Rip a filler piece for above the header, if you can, and continue on with the horizontal boards. Afterwards, take something like 1x 4s, and do another set of casing. Set it back from the existing interior casing edge by about 1/4” and you have added dimension (and some fudging tolerance).
If you’re going to miter the new casing, back bevel it a bit so that the “pointy” front face cones together. Easier to tweak that kind of cut than a full thickness board.
Or, as the saying goes, putty and paint makes you a carpenter when a carpenter you ain’t!
greys
That was my plan, personally, but my give a shit was out of gas, and I only work on this when it’s a rainout outside haha. Maybe I’ll get some time to plink at it today.
Ha, I hadn’t heard this saying, but it certainly applies to some molding I replaced in a previous house! It ended up looking pretty darn good if I do say so myself.
Well, as a farm owner, you know it’ll still be there when you’re ready for it! (As well as 999 other things.)
greys
I consider it a very valid design choice! And very satisfying to do.
Fortunately the modern farmhouse aesthetic is a thing now. I would flee in terror from clear-grain Victorian crown. Zero patience for that.
“Paint-Grade” greys
More fence (more than this too, did the back line and a tape gate on the cross fencing), and mounted the charger. Started laying out the pipe for trenching the power wires, and tidied up/condensed some since so many parts are getting installed.
Ordered tracks and trolleys from Ramm yesterday. I’ve decided I’m going to drill all the way through the doors and through bolt the trolleys. Its not as aesthetically pleasing per say, but it’s a smarter way to do it if the door needs adjustment down the line.
I don’t know where you live, but wherever it is must be in a dimension with at least 48 hour days. Otherwise one person could never accomplish what you do in a standard Earth day.
I’m just really tired all the time . I have to work a 12 today, so Saturday was my only day this weekend.
Finished picking rocks out of the pasture. I plan to give it a first mow this weekend, as wimpy as the baby grass is it needs to grow out, not up.

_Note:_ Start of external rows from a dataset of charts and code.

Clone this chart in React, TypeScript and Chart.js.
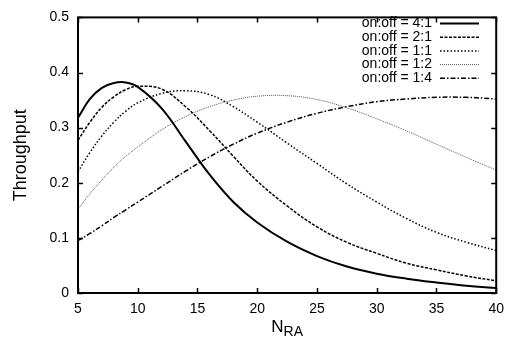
import React, { useEffect, useRef } from "react";
import { Chart, registerables } from "chart.js";

Chart.register(...registerables);

const nra = [5, 6, 7, 8, 9, 10, 12, 14, 16, 18, 20, 22.5, 25, 27.5, 30, 32.5, 35, 37.5, 40];
const onoff41 = [0.318, 0.352, 0.372, 0.381, 0.382, 0.374, 0.335, 0.275, 0.215, 0.165, 0.128, 0.093, 0.067, 0.048, 0.035, 0.026, 0.019, 0.013, 0.009];
const onoff21 = [0.277, 0.31, 0.337, 0.356, 0.369, 0.375, 0.37, 0.338, 0.295, 0.248, 0.203, 0.158, 0.12, 0.092, 0.072, 0.054, 0.042, 0.031, 0.022];
const onoff11 = [0.22, 0.255, 0.285, 0.31, 0.33, 0.345, 0.362, 0.367, 0.36, 0.338, 0.31, 0.272, 0.235, 0.198, 0.165, 0.135, 0.11, 0.092, 0.077];
const onoff12 = [0.152, 0.18, 0.205, 0.228, 0.248, 0.265, 0.296, 0.32, 0.338, 0.35, 0.357, 0.358, 0.351, 0.336, 0.316, 0.294, 0.27, 0.246, 0.223];
const onoff14 = [0.095, 0.108, 0.122, 0.137, 0.151, 0.165, 0.193, 0.221, 0.247, 0.27, 0.29, 0.31, 0.326, 0.338, 0.347, 0.352, 0.355, 0.355, 0.352];

const seriesLabels = ["on:off = 4:1", "on:off = 2:1", "on:off = 1:1", "on:off = 1:2", "on:off = 1:4"];
const xTicks = [5, 10, 15, 20, 25, 30, 35, 40];
const yTicks = [0, 0.1, 0.2, 0.3, 0.4, 0.5];
const yTitle = "Throughput";
const xTitleMain = "N";
const xTitleSub = "RA";

const FONT = "'Liberation Sans', Arial, Helvetica, sans-serif";

const styles = [
  { color: "#000", width: 2, dash: [] as number[] },
  { color: "#000", width: 1.5, dash: [3, 1.5] },
  { color: "#000", width: 1.5, dash: [1.5, 2] },
  { color: "#555", width: 1, dash: [1, 1] },
  { color: "#000", width: 1.5, dash: [5, 2, 1.5, 2] },
];

const allSeries = [onoff41, onoff21, onoff11, onoff12, onoff14];

const framePlugin = {
  id: "gnuframe",
  afterDraw(chart: any) {
    const ctx = chart.ctx;
    const { left, right, top, bottom } = chart.chartArea;
    const xs = chart.scales.x;
    const ys = chart.scales.y;
    ctx.save();
    ctx.strokeStyle = "#000";
    ctx.setLineDash([]);
    ctx.lineWidth = 1.5;
    const tl = 5;
    ctx.beginPath();
    xTicks.forEach((t) => {
      const px = Math.round(xs.getPixelForValue(t)) + 0.5;
      ctx.moveTo(px, bottom);
      ctx.lineTo(px, bottom - tl);
      ctx.moveTo(px, top);
      ctx.lineTo(px, top + tl);
    });
    yTicks.forEach((t) => {
      const py = Math.round(ys.getPixelForValue(t)) + 0.5;
      ctx.moveTo(left, py);
      ctx.lineTo(left + tl, py);
      ctx.moveTo(right, py);
      ctx.lineTo(right - tl, py);
    });
    ctx.stroke();
    ctx.lineWidth = 2;
    ctx.strokeRect(left, top, right - left, bottom - top);

    // legend
    ctx.font = `14px ${FONT}`;
    ctx.fillStyle = "#000";
    ctx.textAlign = "right";
    ctx.textBaseline = "middle";
    seriesLabels.forEach((lab, i) => {
      const y = 23.5 + i * 13.7;
      ctx.fillText(lab, 432, y);
      const s = styles[i];
      ctx.beginPath();
      ctx.strokeStyle = s.color;
      ctx.lineWidth = s.width;
      ctx.setLineDash(s.dash);
      ctx.moveTo(440, y);
      ctx.lineTo(479, y);
      ctx.stroke();
    });
    ctx.setLineDash([]);
    ctx.strokeStyle = "#000";

    // y title
    ctx.save();
    ctx.translate(21, (top + bottom) / 2);
    ctx.rotate(-Math.PI / 2);
    ctx.textAlign = "center";
    ctx.textBaseline = "middle";
    ctx.font = `18px ${FONT}`;
    ctx.fillText(yTitle, 0, 0);
    ctx.restore();

    // x title with subscript
    ctx.textBaseline = "alphabetic";
    ctx.textAlign = "left";
    ctx.font = `17px ${FONT}`;
    const wN = ctx.measureText(xTitleMain).width;
    ctx.font = `14px ${FONT}`;
    const wS = ctx.measureText(xTitleSub).width;
    const cx = (left + right) / 2;
    const x0 = cx - (wN + wS) / 2;
    ctx.font = `17px ${FONT}`;
    ctx.fillText(xTitleMain, x0, 332);
    ctx.font = `14px ${FONT}`;
    ctx.fillText(xTitleSub, x0 + wN, 335.5);
    ctx.restore();
  },
};

export default function App() {
  const ref = useRef<HTMLCanvasElement | null>(null);
  useEffect(() => {
    if (!ref.current) return;
    const chart = new Chart(ref.current, {
      type: "line",
      data: {
        datasets: allSeries.map((vals, i) => ({
          label: seriesLabels[i],
          data: vals.map((v, j) => ({ x: nra[j], y: v })),
          borderColor: styles[i].color,
          borderWidth: styles[i].width,
          borderDash: styles[i].dash,
          pointRadius: 0,
          fill: false,
          tension: 0.4,
        })),
      },
      options: {
        responsive: false,
        animation: false,
        layout: { padding: { top: 10, right: 15, left: 0, bottom: 0 } },
        plugins: { legend: { display: false }, tooltip: { enabled: false } },
        scales: {
          x: {
            type: "linear",
            min: 5,
            max: 40,
            afterFit: (s: any) => { s.height = 48; },
            afterBuildTicks: (s: any) => { s.ticks = xTicks.map((v) => ({ value: v })); },
            grid: { display: false, drawTicks: false },
            border: { display: false },
            ticks: { padding: 8, color: "#000", font: { family: FONT, size: 14 }, maxRotation: 0 },
          },
          y: {
            type: "linear",
            min: 0,
            max: 0.5,
            afterFit: (s: any) => { s.width = 78; },
            afterBuildTicks: (s: any) => { s.ticks = yTicks.map((v) => ({ value: v })); },
            grid: { display: false, drawTicks: false },
            border: { display: false },
            ticks: {
              padding: 9,
              color: "#000",
              font: { family: FONT, size: 14 },
              callback: (v: any) => String(Math.round(Number(v) * 10) / 10),
            },
          },
        },
      },
      plugins: [framePlugin],
    });
    return () => chart.destroy();
  }, []);
  return (
    <div style={{ position: "absolute", left: 0, top: 0, width: 512, height: 341, background: "#fff" }}>
      <canvas ref={ref} width={512} height={341} />
    </div>
  );
}
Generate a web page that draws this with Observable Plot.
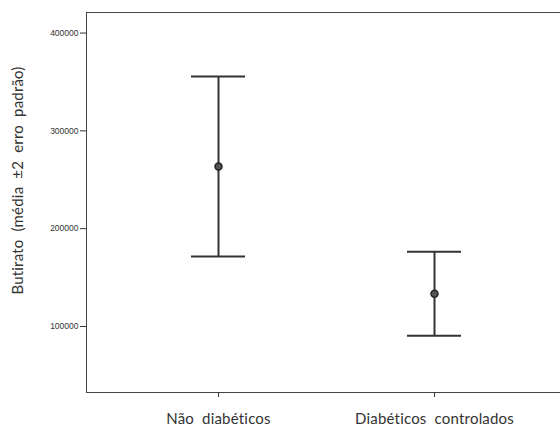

Stall hardware arrived, the bolts look like they will work. I’ll have to cut out one horizontal piece of the mesh, but I don’t think it will be too bad looks-wise. Worth it, should the doors need adjustment. I could cut the bolt, but I want the adjustment just in case.
Starting hooking together electric tape where I could.
It’s horribly windy out, very hot, and storms are coming. I’m going to cook dinner (rare for me haha) and find something inside to do now.
Oh wow, I did not realize it was going to be all closed in with no windows or anything.
I am not sure why I thought it was going to be open on both ends, etc.
Looks good.
I’m framing/cutting in the 3 dutch doors myself, and it has an 9x9 roll up door on the end for loading up the front half with hay.
It’s “getting there” but all the interior work has yet to be done, and that’s on me.
It looks great! Are you cutting access points from the inside of the original barn portion?
Yes, there will be 3 stall fronts for the horse area, and a wide man door for the hay area.
Lovely!
Truly amazing work! Love seeing it come together!
Barn addition is finished. Cleared the way for building the stall fronts. Rented a sod cutter and cut the entire sacrifice area - if I’m going to lose the grass anyways, I’d like to harvest it and put it in bare spots from last year’s gutter excavation.
I am seriously impressed by the speed of your progress! And smart on the sod cutter!